A orquestra se posiciona ao fundo do Palco, com camisas de estampa colorida, com o coro de vozes ao lado. As danças vão sendo apresentadas em sequência: ora em solos buscando destacar algum virtuosismo da performance, ora em grandes grupos, a dar o tom de coletividade em que se forja a efetiva cultura popular (cujas raízes repousam em mestres e tradições/ transmissões em comunidades rurais e urbanas, em geral periféricas ou marginalizadas; como o cavalo marinho, o maracatu rural e seus caboclos de lança ou mesmo o frevo, cujos passistas foram no início do século XX associados à desordem social). Um traço bonito é a junção de corpos diversos, em formas e idades, ocupando a cena e dançando/ envergando adereços e figurinos. Há o momento em que o quarteto de vozes masculinas vem à frente do palco, na boca da cena, capitaneado pela voz feminina única entre eles. Ela irá comandá-los e provocar a plateia, em uma breve e humorística interação, a imitarem-na em sequências de palmas e pisadas no chão, propondo a adesão das/os espectadores à festa. Depois, retoma-se a apresentação das danças que se sucedem até um grande final, apoteose a esse caldeirão imagético que o grupo vem forjando há tantas décadas.
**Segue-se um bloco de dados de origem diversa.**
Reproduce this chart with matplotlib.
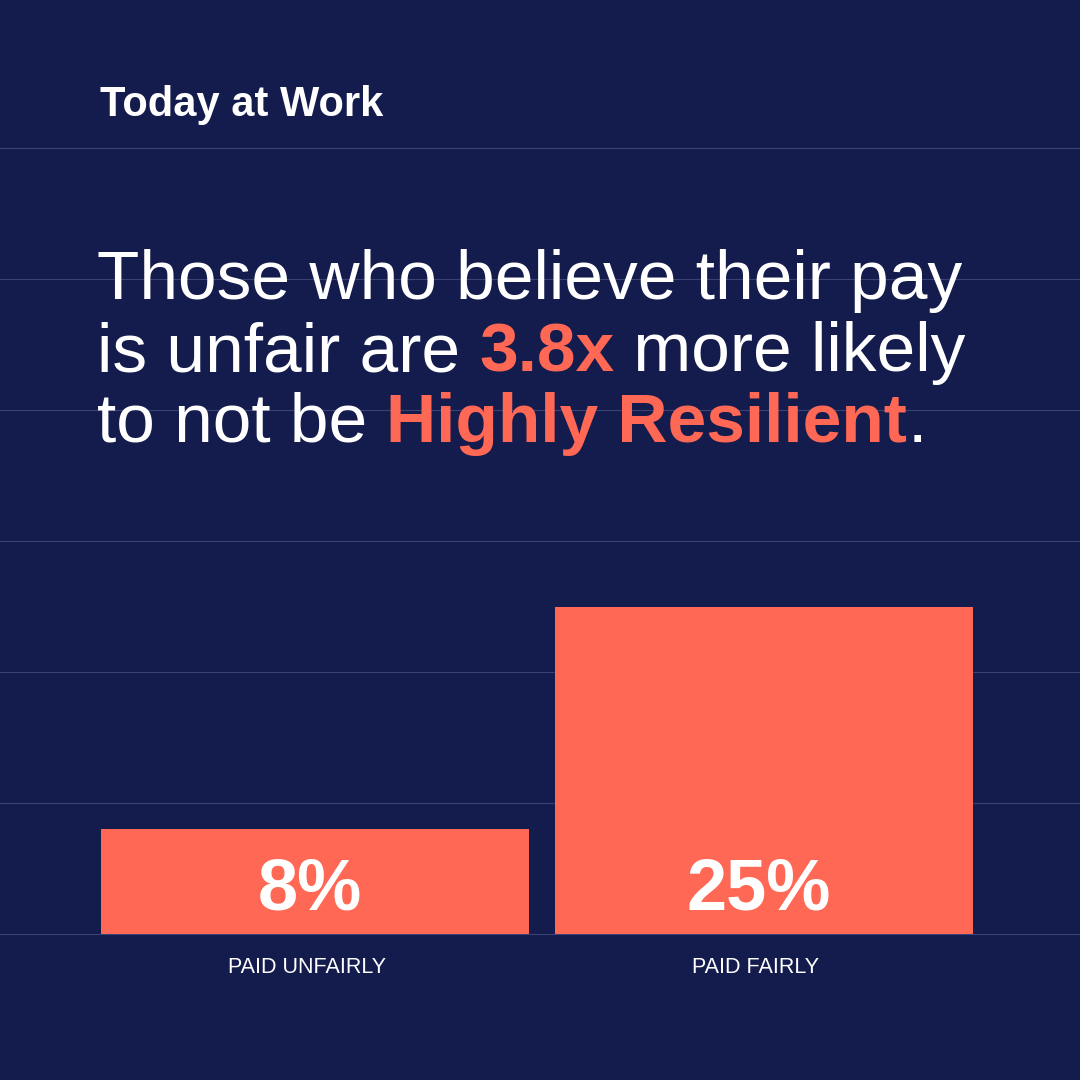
import matplotlib
matplotlib.use("Agg")
import matplotlib.pyplot as plt

categories = ["PAID UNFAIRLY", "PAID FAIRLY"]
values = [8, 25]
grid_vals = [0, 10, 20, 30, 40, 50, 60]

BG = "#141B4D"
CORAL = "#FF6854"
GRID = "#3A4274"
FONT = "Liberation Sans"

fig = plt.figure(figsize=(10.8, 10.8), dpi=100)
fig.patch.set_facecolor(BG)
ax = fig.add_axes([0, 0, 1, 1])
ax.set_facecolor(BG)
ppu = 13.1
ax.set_xlim(0, 1080)
ax.set_ylim(-(1080 - 934) / ppu, 934 / ppu)
ax.axis("off")

for g in grid_vals:
    ax.axhline(g, color=GRID, lw=0.8, zorder=0)

centers = [315, 764]
widths = [428, 418]
ax.bar(centers, values, width=widths, color=CORAL, zorder=2)
for c, v, lab in zip(centers, values, categories):
    ax.text(c - 5, 3.35, f"{v}%", ha="center", va="center",
            color="white", fontsize=52, fontweight="bold", family=FONT, zorder=3)
    ax.text(c - 8, -2.55, lab, ha="center", va="center", color="white",
            fontsize=15.5, family=FONT)

fig.text(100 / 1080, 1 - 105 / 1080, "Today at Work", color="white", fontsize=30,
         fontweight="bold", family=FONT, va="center", ha="left")

lines = [
    [("Those who believe their pay", "white", "normal")],
    [("is unfair are ", "white", "normal"), ("3.8x", CORAL, "bold"), (" more likely", "white", "normal")],
    [("to not be ", "white", "normal"), ("Highly Resilient", CORAL, "bold"), (".", "white", "normal")],
]
baselines = [299, 371, 442]
fig.canvas.draw()
r = fig.canvas.get_renderer()
for line, by in zip(lines, baselines):
    x = 97
    for txt, col, w in line:
        t = fig.text(x / 1080, 1 - by / 1080, txt, color=col, fontsize=50, fontweight=w,
                     family=FONT, va="baseline", ha="left")
        bb = t.get_window_extent(renderer=r)
        x += bb.width

fig.savefig("out.png", dpi=100, facecolor=BG)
Há um sabor de folclórico, há uma atmosfera de tradição, há um desejo que se mantém de celebrar um olhar festivo, ufanista até, de um Nordeste colorido, vibrante, alegre, no qual a cultura popular se amalgama como uma espécie de brasão tradicional. A plateia experimenta, em uma hora, uma exibição e uma invenção deste Nordeste imaginado. Em tempos de decolonialidade, muitas/os podem não se mover pela proposição estética do Balé Popular do Recife e podem até enxergar nela um viés ideológico elitista ou mesmo algum laivo de estereotipia. Entretanto, não há como não aplaudir a tenacidade de manter-se tanto tempo perseguindo um fazer artístico e estético.